▸ DATA:
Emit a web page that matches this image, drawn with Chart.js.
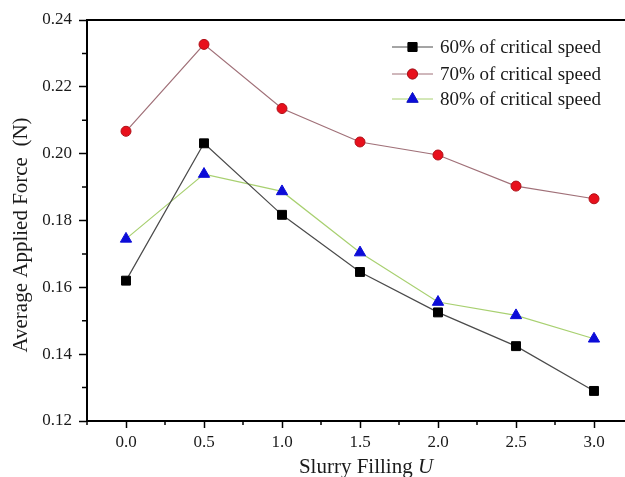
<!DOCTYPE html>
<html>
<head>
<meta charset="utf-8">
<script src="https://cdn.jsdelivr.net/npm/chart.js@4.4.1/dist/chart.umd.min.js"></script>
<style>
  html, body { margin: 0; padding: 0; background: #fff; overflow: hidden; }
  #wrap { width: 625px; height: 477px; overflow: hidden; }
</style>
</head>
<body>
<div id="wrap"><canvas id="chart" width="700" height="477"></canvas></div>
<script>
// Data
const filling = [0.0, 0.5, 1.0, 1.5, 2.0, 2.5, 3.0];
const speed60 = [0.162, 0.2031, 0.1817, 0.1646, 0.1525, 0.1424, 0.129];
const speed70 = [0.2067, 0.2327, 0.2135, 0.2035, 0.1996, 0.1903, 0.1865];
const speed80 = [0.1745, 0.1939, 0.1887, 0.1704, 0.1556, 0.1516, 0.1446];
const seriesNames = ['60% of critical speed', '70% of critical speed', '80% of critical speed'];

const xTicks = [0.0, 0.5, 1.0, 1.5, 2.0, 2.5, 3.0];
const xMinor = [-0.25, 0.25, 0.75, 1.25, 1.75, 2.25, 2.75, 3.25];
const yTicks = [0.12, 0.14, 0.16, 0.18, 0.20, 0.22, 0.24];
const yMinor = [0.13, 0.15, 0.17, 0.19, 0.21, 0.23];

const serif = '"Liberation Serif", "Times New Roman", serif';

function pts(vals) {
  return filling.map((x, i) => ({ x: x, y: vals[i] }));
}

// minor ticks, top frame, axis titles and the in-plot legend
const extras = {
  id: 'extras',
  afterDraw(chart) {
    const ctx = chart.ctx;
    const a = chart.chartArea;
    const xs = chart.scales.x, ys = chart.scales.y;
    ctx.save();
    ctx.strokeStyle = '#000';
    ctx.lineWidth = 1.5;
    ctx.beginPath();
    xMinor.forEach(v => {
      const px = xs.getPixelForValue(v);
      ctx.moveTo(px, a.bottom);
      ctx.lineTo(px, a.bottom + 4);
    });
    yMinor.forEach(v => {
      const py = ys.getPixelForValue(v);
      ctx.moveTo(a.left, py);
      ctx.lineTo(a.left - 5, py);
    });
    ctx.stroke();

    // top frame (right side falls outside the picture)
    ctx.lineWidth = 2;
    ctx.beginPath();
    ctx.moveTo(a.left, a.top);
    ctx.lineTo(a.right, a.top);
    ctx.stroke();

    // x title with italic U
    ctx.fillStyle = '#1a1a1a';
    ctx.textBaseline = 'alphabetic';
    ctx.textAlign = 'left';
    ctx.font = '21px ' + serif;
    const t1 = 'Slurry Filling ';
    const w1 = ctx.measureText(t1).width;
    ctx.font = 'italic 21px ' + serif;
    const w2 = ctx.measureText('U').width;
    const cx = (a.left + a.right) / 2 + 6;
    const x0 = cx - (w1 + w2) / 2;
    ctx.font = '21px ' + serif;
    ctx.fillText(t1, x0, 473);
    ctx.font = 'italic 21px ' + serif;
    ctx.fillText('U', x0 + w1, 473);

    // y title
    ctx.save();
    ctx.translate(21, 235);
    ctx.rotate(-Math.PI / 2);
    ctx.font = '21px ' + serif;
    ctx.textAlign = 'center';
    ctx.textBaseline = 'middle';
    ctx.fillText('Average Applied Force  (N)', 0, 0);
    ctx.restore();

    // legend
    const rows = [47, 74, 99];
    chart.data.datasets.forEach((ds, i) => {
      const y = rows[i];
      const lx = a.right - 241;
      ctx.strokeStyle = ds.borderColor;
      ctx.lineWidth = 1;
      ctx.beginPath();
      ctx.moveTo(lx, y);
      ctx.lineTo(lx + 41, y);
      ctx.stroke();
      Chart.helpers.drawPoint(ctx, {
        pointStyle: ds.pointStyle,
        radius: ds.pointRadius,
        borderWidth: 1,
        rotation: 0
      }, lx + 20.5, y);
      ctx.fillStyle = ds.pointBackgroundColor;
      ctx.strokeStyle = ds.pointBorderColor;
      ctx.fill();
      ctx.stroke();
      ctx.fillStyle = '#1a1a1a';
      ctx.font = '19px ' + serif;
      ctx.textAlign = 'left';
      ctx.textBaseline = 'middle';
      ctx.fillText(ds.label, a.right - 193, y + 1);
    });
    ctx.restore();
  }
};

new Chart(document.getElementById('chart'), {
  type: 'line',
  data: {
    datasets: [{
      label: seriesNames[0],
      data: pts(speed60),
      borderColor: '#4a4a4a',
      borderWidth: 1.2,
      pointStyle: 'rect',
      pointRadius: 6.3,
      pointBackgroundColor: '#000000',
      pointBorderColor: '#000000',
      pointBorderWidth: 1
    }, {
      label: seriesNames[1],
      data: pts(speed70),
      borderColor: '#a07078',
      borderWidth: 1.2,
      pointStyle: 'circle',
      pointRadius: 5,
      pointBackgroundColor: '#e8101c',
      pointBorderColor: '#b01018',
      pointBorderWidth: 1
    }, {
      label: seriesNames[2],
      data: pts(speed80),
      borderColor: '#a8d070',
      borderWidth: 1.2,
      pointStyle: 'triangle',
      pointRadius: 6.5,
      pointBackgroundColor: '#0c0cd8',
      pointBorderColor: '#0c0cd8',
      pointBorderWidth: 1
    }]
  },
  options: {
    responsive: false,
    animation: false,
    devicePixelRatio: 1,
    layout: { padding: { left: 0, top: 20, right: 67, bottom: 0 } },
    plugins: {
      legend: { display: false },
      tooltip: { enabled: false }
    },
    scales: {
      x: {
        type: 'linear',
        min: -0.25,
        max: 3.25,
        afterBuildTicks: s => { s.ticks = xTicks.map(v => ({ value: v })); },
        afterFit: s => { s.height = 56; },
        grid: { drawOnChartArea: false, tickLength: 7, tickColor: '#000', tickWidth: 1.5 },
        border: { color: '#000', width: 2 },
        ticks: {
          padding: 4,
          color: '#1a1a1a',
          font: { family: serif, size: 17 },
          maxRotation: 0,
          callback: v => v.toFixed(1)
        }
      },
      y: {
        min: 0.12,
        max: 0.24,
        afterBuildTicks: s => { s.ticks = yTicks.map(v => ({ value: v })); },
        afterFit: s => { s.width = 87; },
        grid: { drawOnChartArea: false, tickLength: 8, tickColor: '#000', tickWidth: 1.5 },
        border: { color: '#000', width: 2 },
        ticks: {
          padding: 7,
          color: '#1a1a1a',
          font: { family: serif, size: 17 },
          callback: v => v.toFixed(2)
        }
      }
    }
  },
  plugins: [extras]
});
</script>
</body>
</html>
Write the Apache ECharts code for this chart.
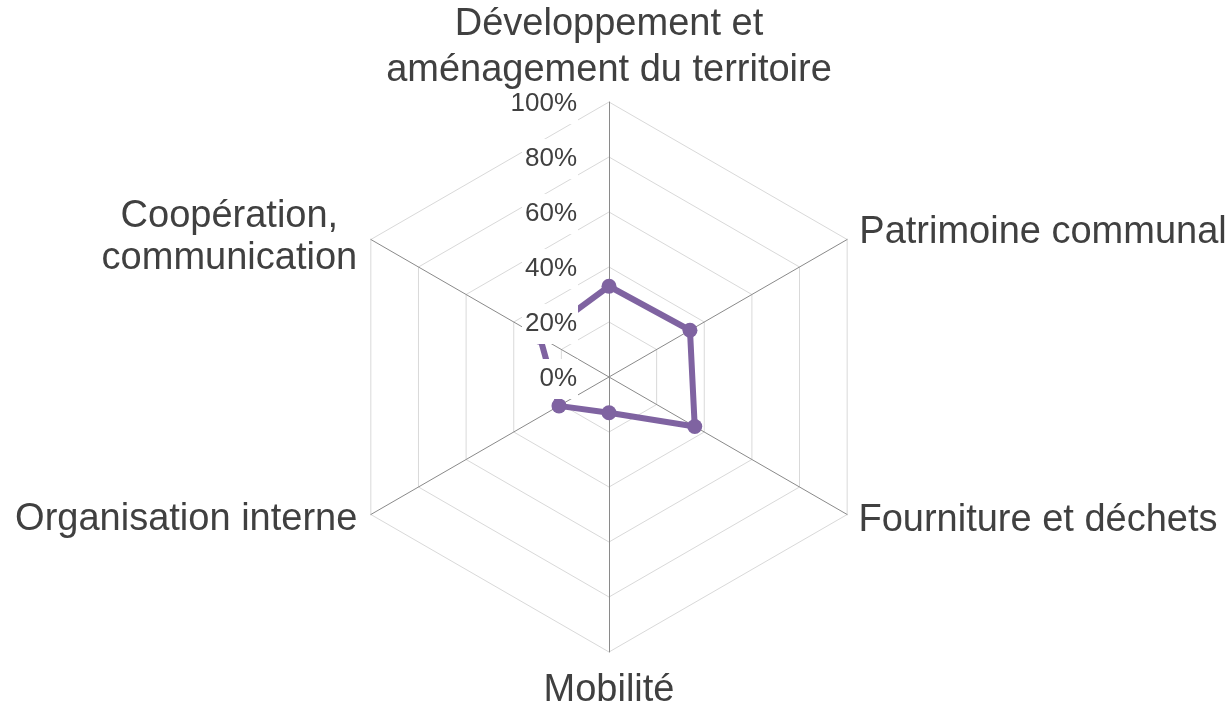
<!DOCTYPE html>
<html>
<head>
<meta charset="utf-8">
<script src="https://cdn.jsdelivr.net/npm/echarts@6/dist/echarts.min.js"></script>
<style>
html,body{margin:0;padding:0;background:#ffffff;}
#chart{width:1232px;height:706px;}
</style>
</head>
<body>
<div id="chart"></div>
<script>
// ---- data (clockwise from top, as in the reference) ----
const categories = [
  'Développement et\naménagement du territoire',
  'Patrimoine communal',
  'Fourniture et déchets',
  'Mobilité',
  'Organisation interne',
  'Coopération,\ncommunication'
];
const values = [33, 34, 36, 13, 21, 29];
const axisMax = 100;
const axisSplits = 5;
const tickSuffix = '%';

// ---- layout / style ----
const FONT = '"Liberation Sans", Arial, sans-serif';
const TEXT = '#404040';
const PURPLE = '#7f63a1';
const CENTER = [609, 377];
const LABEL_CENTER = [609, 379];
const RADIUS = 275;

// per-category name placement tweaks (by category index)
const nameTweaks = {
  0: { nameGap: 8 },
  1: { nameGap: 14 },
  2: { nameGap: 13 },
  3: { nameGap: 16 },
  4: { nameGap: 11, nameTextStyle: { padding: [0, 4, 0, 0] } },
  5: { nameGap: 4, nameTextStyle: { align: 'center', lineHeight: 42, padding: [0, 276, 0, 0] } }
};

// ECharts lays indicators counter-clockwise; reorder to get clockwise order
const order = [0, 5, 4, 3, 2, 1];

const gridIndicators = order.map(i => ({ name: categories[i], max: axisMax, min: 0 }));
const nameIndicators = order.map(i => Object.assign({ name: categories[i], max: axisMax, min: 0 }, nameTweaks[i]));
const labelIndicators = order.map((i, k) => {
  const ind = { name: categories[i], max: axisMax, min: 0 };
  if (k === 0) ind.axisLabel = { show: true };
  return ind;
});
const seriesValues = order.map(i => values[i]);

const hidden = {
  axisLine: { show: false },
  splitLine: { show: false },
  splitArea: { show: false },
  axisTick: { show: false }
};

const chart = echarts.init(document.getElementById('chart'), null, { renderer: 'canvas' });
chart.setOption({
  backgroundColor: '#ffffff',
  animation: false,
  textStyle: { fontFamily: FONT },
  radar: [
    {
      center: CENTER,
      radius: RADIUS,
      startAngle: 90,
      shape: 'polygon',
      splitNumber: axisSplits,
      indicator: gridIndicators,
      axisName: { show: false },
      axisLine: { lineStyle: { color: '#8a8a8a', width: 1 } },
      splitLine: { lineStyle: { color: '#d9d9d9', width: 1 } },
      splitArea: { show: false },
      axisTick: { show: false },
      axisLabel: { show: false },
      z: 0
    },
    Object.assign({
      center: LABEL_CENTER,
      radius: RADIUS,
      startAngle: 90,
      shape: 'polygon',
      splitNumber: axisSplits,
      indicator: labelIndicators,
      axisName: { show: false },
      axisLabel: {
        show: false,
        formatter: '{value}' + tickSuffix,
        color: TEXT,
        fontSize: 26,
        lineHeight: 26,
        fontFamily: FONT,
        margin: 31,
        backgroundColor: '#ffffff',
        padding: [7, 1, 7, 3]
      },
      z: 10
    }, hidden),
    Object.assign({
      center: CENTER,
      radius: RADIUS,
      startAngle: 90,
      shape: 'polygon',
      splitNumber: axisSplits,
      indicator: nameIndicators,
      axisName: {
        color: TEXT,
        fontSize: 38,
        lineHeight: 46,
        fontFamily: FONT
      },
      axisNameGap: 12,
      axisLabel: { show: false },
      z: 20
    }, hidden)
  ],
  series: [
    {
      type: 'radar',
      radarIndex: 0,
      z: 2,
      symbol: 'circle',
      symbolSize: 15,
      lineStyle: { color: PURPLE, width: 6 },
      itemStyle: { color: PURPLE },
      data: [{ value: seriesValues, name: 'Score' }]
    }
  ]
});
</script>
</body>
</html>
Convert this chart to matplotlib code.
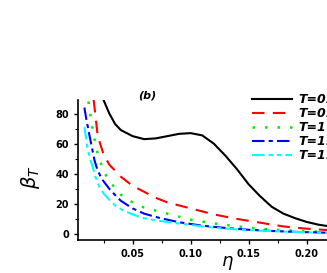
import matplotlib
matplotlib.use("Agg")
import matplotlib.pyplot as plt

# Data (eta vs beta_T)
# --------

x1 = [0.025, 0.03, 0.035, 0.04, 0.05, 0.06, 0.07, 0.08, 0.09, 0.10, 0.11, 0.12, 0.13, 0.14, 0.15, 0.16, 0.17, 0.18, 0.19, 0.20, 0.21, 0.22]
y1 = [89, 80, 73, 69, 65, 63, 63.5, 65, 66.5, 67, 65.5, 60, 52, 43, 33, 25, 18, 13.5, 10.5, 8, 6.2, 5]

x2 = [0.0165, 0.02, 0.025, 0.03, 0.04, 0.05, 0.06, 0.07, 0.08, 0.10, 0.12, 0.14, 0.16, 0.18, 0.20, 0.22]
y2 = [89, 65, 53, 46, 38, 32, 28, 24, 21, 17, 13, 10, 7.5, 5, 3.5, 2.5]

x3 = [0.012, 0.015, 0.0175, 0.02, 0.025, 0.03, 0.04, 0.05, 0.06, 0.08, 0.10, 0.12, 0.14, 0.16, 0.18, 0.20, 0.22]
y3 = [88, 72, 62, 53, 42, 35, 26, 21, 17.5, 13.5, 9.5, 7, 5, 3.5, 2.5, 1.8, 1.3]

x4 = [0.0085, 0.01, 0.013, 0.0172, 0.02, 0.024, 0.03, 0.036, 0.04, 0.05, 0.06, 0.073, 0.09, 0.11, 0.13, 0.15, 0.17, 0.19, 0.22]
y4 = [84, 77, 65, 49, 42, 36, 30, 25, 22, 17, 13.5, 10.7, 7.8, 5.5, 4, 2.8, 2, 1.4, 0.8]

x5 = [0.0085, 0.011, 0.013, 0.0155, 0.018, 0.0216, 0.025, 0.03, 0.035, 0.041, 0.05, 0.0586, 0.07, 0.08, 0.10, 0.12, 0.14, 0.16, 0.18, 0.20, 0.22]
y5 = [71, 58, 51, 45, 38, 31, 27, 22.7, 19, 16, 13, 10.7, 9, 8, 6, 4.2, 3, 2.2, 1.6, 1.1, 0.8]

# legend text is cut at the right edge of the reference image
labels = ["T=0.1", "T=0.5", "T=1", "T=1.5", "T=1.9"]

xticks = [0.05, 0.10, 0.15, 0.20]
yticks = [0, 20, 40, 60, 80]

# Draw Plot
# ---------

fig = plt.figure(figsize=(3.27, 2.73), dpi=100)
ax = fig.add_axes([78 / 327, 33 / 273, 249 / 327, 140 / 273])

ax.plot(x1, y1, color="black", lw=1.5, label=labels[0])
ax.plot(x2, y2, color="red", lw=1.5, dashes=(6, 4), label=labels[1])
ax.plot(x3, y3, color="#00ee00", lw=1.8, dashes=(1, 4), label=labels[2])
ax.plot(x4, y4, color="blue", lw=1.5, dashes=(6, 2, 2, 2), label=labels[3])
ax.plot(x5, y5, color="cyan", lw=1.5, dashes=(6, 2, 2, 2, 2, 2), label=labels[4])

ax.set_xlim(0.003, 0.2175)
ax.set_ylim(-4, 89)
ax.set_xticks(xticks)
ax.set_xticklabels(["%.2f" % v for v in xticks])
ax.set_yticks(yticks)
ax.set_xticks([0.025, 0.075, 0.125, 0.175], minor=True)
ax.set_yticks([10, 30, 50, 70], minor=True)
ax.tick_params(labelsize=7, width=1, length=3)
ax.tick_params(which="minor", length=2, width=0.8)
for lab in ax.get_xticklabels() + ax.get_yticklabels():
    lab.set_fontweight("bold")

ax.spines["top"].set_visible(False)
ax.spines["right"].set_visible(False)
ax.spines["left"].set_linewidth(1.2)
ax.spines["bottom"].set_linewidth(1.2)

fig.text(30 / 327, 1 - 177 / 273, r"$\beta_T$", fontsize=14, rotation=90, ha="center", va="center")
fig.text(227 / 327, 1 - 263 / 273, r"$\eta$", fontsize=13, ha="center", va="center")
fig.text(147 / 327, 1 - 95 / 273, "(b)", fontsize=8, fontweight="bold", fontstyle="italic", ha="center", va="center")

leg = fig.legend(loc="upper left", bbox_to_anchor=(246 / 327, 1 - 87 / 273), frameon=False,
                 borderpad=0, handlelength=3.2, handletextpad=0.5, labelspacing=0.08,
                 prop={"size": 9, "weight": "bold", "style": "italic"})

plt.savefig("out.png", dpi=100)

▸ WHAT IS NEEDED: Report the number of lines above that contain the word "image", and only that number.

▸ FULL OUTPUT: 2